Governor Abbott voiced that he is open to a discussion with the Texas Legislature to reducing penalties for marijuana possession. Some were shocked to hear his opinion as he has been opposed to many opportunities to reform marijuana laws in the past. Many are excited to hear this shift in opinion.

Abbott said, “What I would be open to talking to the legislature about would be reducing the penalty for possession of two ounces or less from a class B misdemeanor to a class C misdemeanor.”

If the governor is re-elected, some are waiting on the chance to speak with him – like executive director of Texas NORML Jax Finkel, according to Texas Public Radio.  Governor Abbott has shown some support for marijuana law reform when he signed the Compassionate Use Act into law in 2015. While the law is very restricted, it is a step in a forward direction.

Finkel said, “He said he doesn’t want people sitting in jails, and we agree with that.
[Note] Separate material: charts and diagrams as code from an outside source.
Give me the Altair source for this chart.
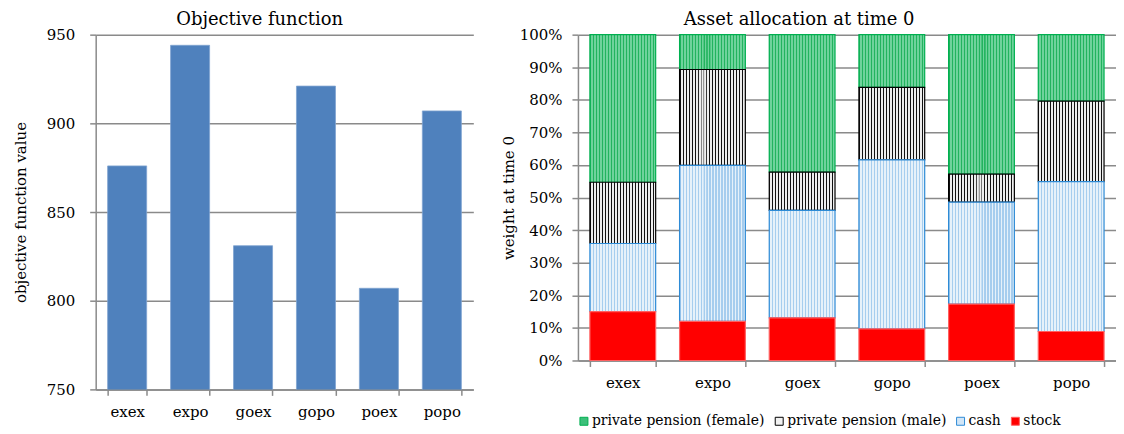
import altair as alt
import pandas as pd

cats = ["exex", "expo", "goex", "gopo", "poex", "popo"]
obj_values = [876, 944, 831, 921, 807, 907]

assets = ["private pension (female)", "private pension (male)", "cash", "stock"]
stock = [0.150, 0.120, 0.131, 0.097, 0.173, 0.089]
cash = [0.209, 0.479, 0.330, 0.519, 0.313, 0.460]
male = [0.188, 0.294, 0.117, 0.222, 0.086, 0.247]
female = [0.453, 0.107, 0.422, 0.162, 0.428, 0.204]
stack_rank = {"stock": 0, "cash": 1, "private pension (male)": 2, "private pension (female)": 3}

FONT = "DejaVu Serif"
GRAY = "#8a8a8a"

df_obj = pd.DataFrame({"case": cats, "value": obj_values})

rows = []
for name, vals in zip(assets, [female, male, cash, stock]):
    for c, v in zip(cats, vals):
        rows.append({"case": c, "asset": name, "weight": v, "rank": stack_rank[name]})
df_alloc = pd.DataFrame(rows)


def stripes(line, bg, n=22, frac=0.34):
    stops = []
    p = 1.0 / n
    eps = 0.0004
    for i in range(n):
        a = i * p
        b = a + frac * p
        stops += [
            {"offset": round(a + eps, 5), "color": line},
            {"offset": round(b, 5), "color": line},
            {"offset": round(b + eps, 5), "color": bg},
            {"offset": round(a + p, 5), "color": bg},
        ]
    return {"gradient": "linear", "x1": 0, "x2": 1, "y1": 0, "y2": 0, "stops": stops}


grad_female = stripes("#22b35e", "#6fd39c")
grad_male = stripes("#111111", "#eeeeee", frac=0.33)
grad_cash = stripes("#a6cdee", "#e6f1fa", frac=0.4)

axis_common = dict(
    labelFont=FONT, titleFont=FONT, labelColor="black", titleColor="black",
    domainColor=GRAY, tickColor=GRAY, gridColor=GRAY, domainWidth=1.5,
    tickWidth=1.5, gridWidth=1.5, tickSize=6, titleFontWeight="normal",
)

legend_common = dict(
    title=None, orient="none", legendX=483, legendY=381, direction="horizontal",
    symbolType="square", symbolSize=64, symbolStrokeWidth=1, labelLimit=0,
    labelFont=FONT, labelFontSize=14, labelColor="black", columnPadding=7, labelOffset=1,
)

left = alt.Chart(df_obj).mark_bar(color="#4f81bd", stroke="#7fa3d0", strokeWidth=0.8, clip=True).encode(
    x=alt.X("case:N", sort=cats, title=None,
            scale=alt.Scale(paddingInner=0.38, paddingOuter=0.19),
            axis=alt.Axis(labelAngle=0, labelFontSize=15, tickBand="extent", grid=False,
                          labelPadding=9, **axis_common)),
    y=alt.Y("value:Q", title="objective function value",
            scale=alt.Scale(domain=[750, 950], zero=False, nice=False),
            axis=alt.Axis(values=[750, 800, 850, 900, 950], labelFontSize=15, titleFontSize=15,
                          labelPadding=15, titlePadding=18, **axis_common)),
).properties(
    width=379, height=356,
    title=alt.TitleParams("Objective function", font=FONT, fontSize=18, fontWeight="normal",
                          color="black", dx=-25, offset=-1),
)

right = alt.Chart(df_alloc).mark_bar().encode(
    x=alt.X("case:N", sort=cats, title=None,
            scale=alt.Scale(paddingInner=24 / 90, paddingOuter=12 / 90),
            axis=alt.Axis(labelAngle=0, labelFontSize=15, tickBand="extent", grid=False,
                          labelPadding=9, **axis_common)),
    y=alt.Y("weight:Q", stack="zero", title="weight at time 0",
            scale=alt.Scale(domain=[0, 1], nice=False),
            axis=alt.Axis(values=[i / 10 for i in range(11)], format=".0%", labelFontSize=15,
                          titleFontSize=15, labelPadding=10, titlePadding=3, **axis_common)),
    order=alt.Order("rank:Q", sort="ascending"),
    fill=alt.Fill(
        field="asset", type="nominal",
        scale=alt.Scale(domain=assets, range=["#3cc07a", "#f2f2f2", "#d2e6f7", "#ff0000"]),
        legend=alt.Legend(**legend_common),
        condition=[
            {"test": "datum.asset === 'private pension (female)'", "value": grad_female},
            {"test": "datum.asset === 'private pension (male)'", "value": grad_male},
            {"test": "datum.asset === 'cash'", "value": grad_cash},
        ],
    ),
    stroke=alt.Stroke("asset:N",
                      scale=alt.Scale(domain=assets, range=["#00b050", "#000000", "#2e8bd6", "#ff6060"]),
                      legend=alt.Legend(**legend_common)),
    strokeWidth=alt.value(1.2),
).properties(
    width=540, height=327,
    title=alt.TitleParams("Asset allocation at time 0", font=FONT, fontSize=18, fontWeight="normal",
                          color="black", dx=-48, offset=-1),
)

chart = alt.hconcat(left, right, spacing=28).properties(
    padding={"left": 5, "top": 2, "right": 0, "bottom": 0}
).configure_view(stroke=None)

chart.save("out.html", embed_options={"renderer": "svg", "actions": False})
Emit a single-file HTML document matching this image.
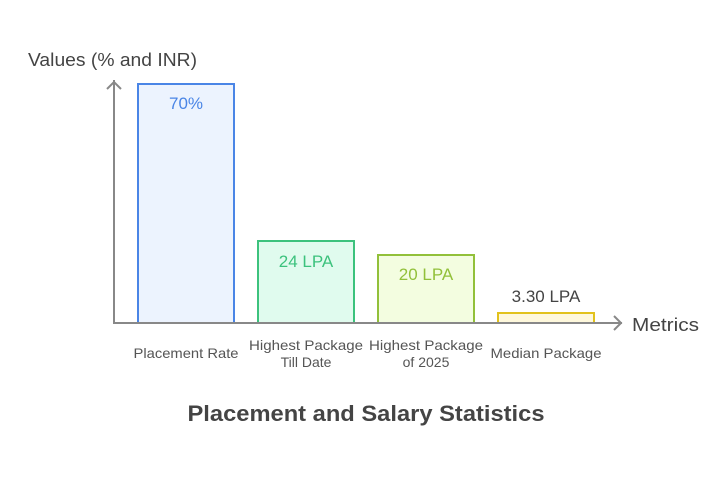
<!DOCTYPE html>
<html><head><style>body{margin:0;background:#fff}</style></head><body>
<svg width="726" height="480" xmlns="http://www.w3.org/2000/svg" font-family="Liberation Sans, sans-serif">
<rect width="726" height="480" fill="#fff"/>
<rect x="138" y="84" width="96" height="239" fill="#ecf3fe" stroke="#4a85e6" stroke-width="2"/>
<rect x="258" y="241" width="96" height="82" fill="#e0fbee" stroke="#3cc27d" stroke-width="2"/>
<rect x="378" y="255" width="96" height="68" fill="#f3fde0" stroke="#92c03a" stroke-width="2"/>
<rect x="498" y="313" width="96" height="10" fill="#fef8dc" stroke="#e2c21c" stroke-width="2"/>
<line x1="114" y1="80" x2="114" y2="324" stroke="#888" stroke-width="2"/>
<polyline points="107,89 114,82 121,89" fill="none" stroke="#888" stroke-width="2"/>
<line x1="113" y1="323" x2="622" y2="323" stroke="#888" stroke-width="2"/>
<polyline points="614,316 621,323 614,330" fill="none" stroke="#888" stroke-width="2"/>
<text x="28" y="66" font-size="18" fill="#444" textLength="169" lengthAdjust="spacingAndGlyphs">Values (% and INR)</text>
<text x="632" y="331" font-size="18" fill="#444" textLength="67" lengthAdjust="spacingAndGlyphs">Metrics</text>
<g font-size="17" text-anchor="middle">
<text x="186" y="109" fill="#4a85e6">70%</text>
<text x="306" y="267" fill="#3cc27d">24 LPA</text>
<text x="426" y="280" fill="#92c03a">20 LPA</text>
<text x="546" y="302" fill="#444">3.30 LPA</text>
</g>
<g font-size="14" text-anchor="middle" fill="#555">
<text x="186" y="358" textLength="105" lengthAdjust="spacingAndGlyphs">Placement Rate</text>
<text x="306" y="350" textLength="114" lengthAdjust="spacingAndGlyphs">Highest Package</text>
<text x="306" y="367">Till Date</text>
<text x="426" y="350" textLength="114" lengthAdjust="spacingAndGlyphs">Highest Package</text>
<text x="426" y="367">of 2025</text>
<text x="546" y="358" textLength="111" lengthAdjust="spacingAndGlyphs">Median Package</text>
</g>
<text x="366" y="421" font-size="22" font-weight="bold" fill="#444" text-anchor="middle" textLength="357" lengthAdjust="spacingAndGlyphs">Placement and Salary Statistics</text>
</svg>
</body></html>
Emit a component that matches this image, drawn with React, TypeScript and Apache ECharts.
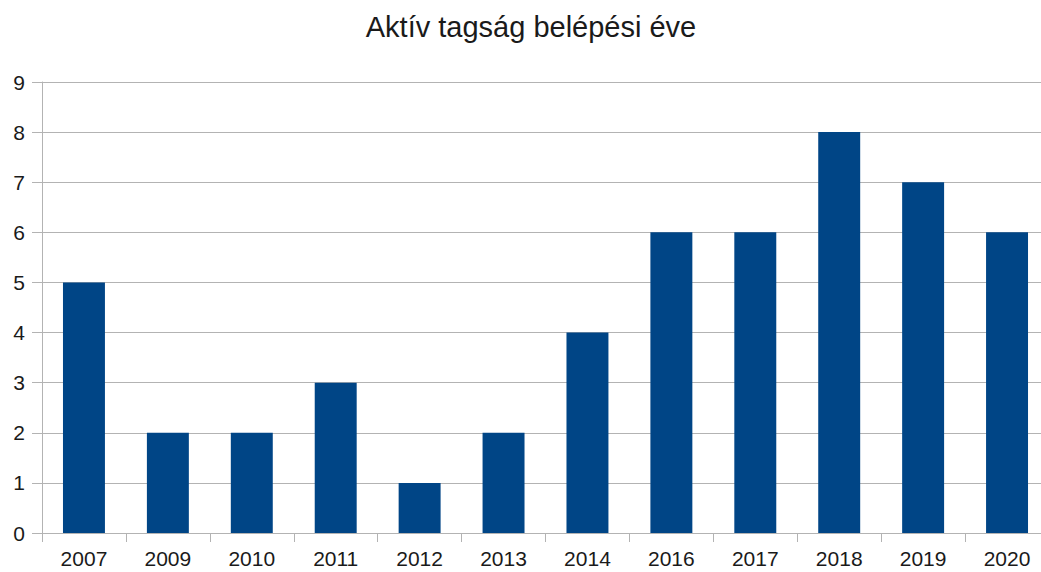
import React, { useEffect, useRef } from "react";
import * as echarts from "echarts";

const titleText = "Aktív tagság belépési éve";
const categories = ["2007", "2009", "2010", "2011", "2012", "2013", "2014", "2016", "2017", "2018", "2019", "2020"];
const values = [5, 2, 2, 3, 1, 2, 4, 6, 6, 8, 7, 6];

export default function App() {
  const ref = useRef<HTMLDivElement>(null);
  useEffect(() => {
    if (!ref.current) return;
    const chart = echarts.init(ref.current, null, { renderer: "svg" });
    chart.setOption({
      animation: false,
      backgroundColor: "#ffffff",
      title: {
        text: titleText,
        left: 526,
        textAlign: "center",
        top: 7,
        textStyle: { fontFamily: "Liberation Sans", fontSize: 29, fontWeight: "normal", color: "#1a1a1a" },
      },
      grid: { left: 42, top: 82, bottom: 39, right: 1, containLabel: false },
      xAxis: {
        type: "category",
        data: categories,
        boundaryGap: true,
        axisLine: { lineStyle: { color: "#b3b3b3", width: 1 } },
        axisTick: { show: true, length: 9, lineStyle: { color: "#b3b3b3" } },
        axisLabel: { fontFamily: "Liberation Sans", fontSize: 21, color: "#1a1a1a", margin: 15 },
      },
      yAxis: {
        type: "value",
        min: 0,
        max: 9,
        interval: 1,
        axisLine: { show: true, lineStyle: { color: "#b3b3b3", width: 1 } },
        axisTick: { show: true, length: 10, lineStyle: { color: "#b3b3b3" } },
        splitLine: { lineStyle: { color: "#b3b3b3", width: 1 } },
        axisLabel: { fontFamily: "Liberation Sans", fontSize: 21, color: "#1a1a1a", margin: 17 },
      },
      series: [
        {
          type: "bar",
          data: values,
          barWidth: "50%",
          itemStyle: { color: "#004586" },
        },
      ],
    });
    return () => chart.dispose();
  }, []);
  return <div ref={ref} style={{ position: "absolute", left: 0, top: 0, width: 1050, height: 572 }} />;
}
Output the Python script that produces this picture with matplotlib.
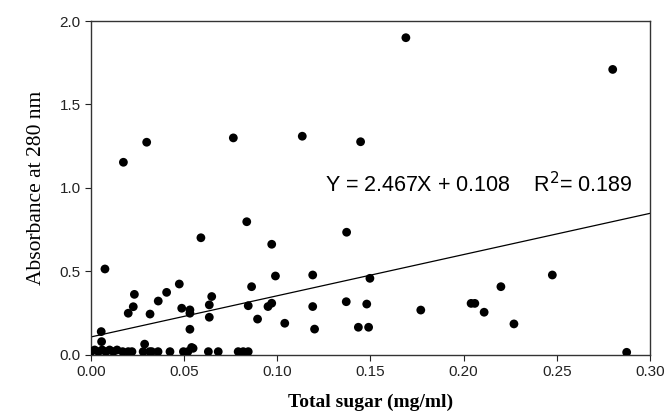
import matplotlib
matplotlib.use("Agg")
import matplotlib.pyplot as plt
import numpy as np

# total sugar (mg/ml) vs absorbance at 280 nm
sugar = [0.169, 0.280, 0.1447, 0.0174, 0.0299, 0.0764, 0.1134,
         0.0075, 0.059, 0.0836, 0.097, 0.099, 0.119, 0.0862, 0.0474,
         0.0406, 0.0361, 0.0233, 0.0227, 0.020, 0.0317, 0.0487, 0.0531,
         0.0531, 0.0648, 0.0635, 0.0635, 0.0531, 0.0844, 0.0894, 0.095,
         0.097, 0.104, 0.119, 0.120, 0.0057, 0.0055, 0.0288, 0.054,
         0.1372, 0.1497, 0.137, 0.148, 0.1435, 0.149, 0.177, 0.204,
         0.206, 0.211, 0.220, 0.227, 0.2476, 0.2875,
         0.000, 0.002, 0.004, 0.006, 0.008, 0.010, 0.012, 0.014, 0.017,
         0.020, 0.022, 0.028, 0.0315, 0.0326, 0.036, 0.0424, 0.0496,
         0.052, 0.0548, 0.063, 0.0683, 0.079, 0.0817, 0.0844]
absorb = [1.90, 1.71, 1.277, 1.154, 1.274, 1.30, 1.31,
          0.515, 0.702, 0.798, 0.663, 0.473, 0.479, 0.409, 0.425,
          0.375, 0.323, 0.363, 0.289, 0.25, 0.245, 0.28, 0.27,
          0.25, 0.35, 0.30, 0.226, 0.154, 0.295, 0.215, 0.29,
          0.31, 0.19, 0.29, 0.155, 0.08, 0.14, 0.065, 0.045,
          0.735, 0.459, 0.319, 0.305, 0.166, 0.166, 0.269, 0.309,
          0.309, 0.256, 0.409, 0.186, 0.479, 0.016,
          0.02, 0.03, 0.02, 0.03, 0.02, 0.03, 0.02, 0.03, 0.02,
          0.02, 0.02, 0.02, 0.02, 0.02, 0.02, 0.02, 0.02,
          0.02, 0.04, 0.02, 0.02, 0.02, 0.02, 0.02]

slope = 2.467
intercept = 0.108
fit_x = [0.0, 0.30]

fig = plt.figure(figsize=(6.65, 4.11), dpi=100)
ax = fig.add_axes([0.1368, 0.1363, 0.8406, 0.8126])

ax.scatter(sugar, absorb, s=40, c="black", edgecolors="none", zorder=3)
ax.plot(fit_x, [slope * v + intercept for v in fit_x], color="black", lw=0.9)

ax.text(0.1256, 1.02, "Y = 2.467X + 0.108    R$^2$= 0.189",
        fontsize=15.5, family="Liberation Sans", va="center")

ax.set_xlim(0, 0.30)
ax.set_ylim(0, 2.0)
ax.set_xticks(np.arange(0, 0.301, 0.05))
ax.set_yticks(np.arange(0, 2.01, 0.5))
ax.set_xticklabels(["%.2f" % v for v in np.arange(0, 0.301, 0.05)])
ax.set_yticklabels(["%.1f" % v for v in np.arange(0, 2.01, 0.5)])
ax.tick_params(direction="out", length=4, width=0.8, labelsize=11,
               colors="#222222")
for lab in ax.get_xticklabels() + ax.get_yticklabels():
    lab.set_family("Liberation Sans")
for sp in ax.spines.values():
    sp.set_linewidth(1.0)
    sp.set_color("#333333")

ax.set_xlabel("Total sugar (mg/ml)", family="Liberation Serif",
              fontweight="bold", fontsize=14, labelpad=10)
ax.set_ylabel("Absorbance at 280 nm", family="Liberation Serif",
              fontsize=15.5, labelpad=10)

fig.savefig("out.png", dpi=100)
People should not be in jail for possession of a plant, and so we look forward to those conversations with his office.”

Abbott has been adamant about opposing full marijuana legalization. He is also opposed to full medical marijuana legalization.

He said, “I remain convinced that Texas should not legalize marijuana, nor should Texas open the door for conventional marijuana should be used for medical or medicinal purposes, and as governor, I will not allow it.”

Regarding expanding access to more medical conditions like PTSD and autism, Abbott said, “More recently, I’ve had conversations with veterans as well as parents of autistic children and others, who make a very strong compelling case about legalization of medical marijuana. I’ve seen however in states that authorize that abuses that take place that raise concerns, so I’m still not convinced yet.”

Being open to reducing penalties for possession of marijuana statewide is another miniscule step forward for Texas.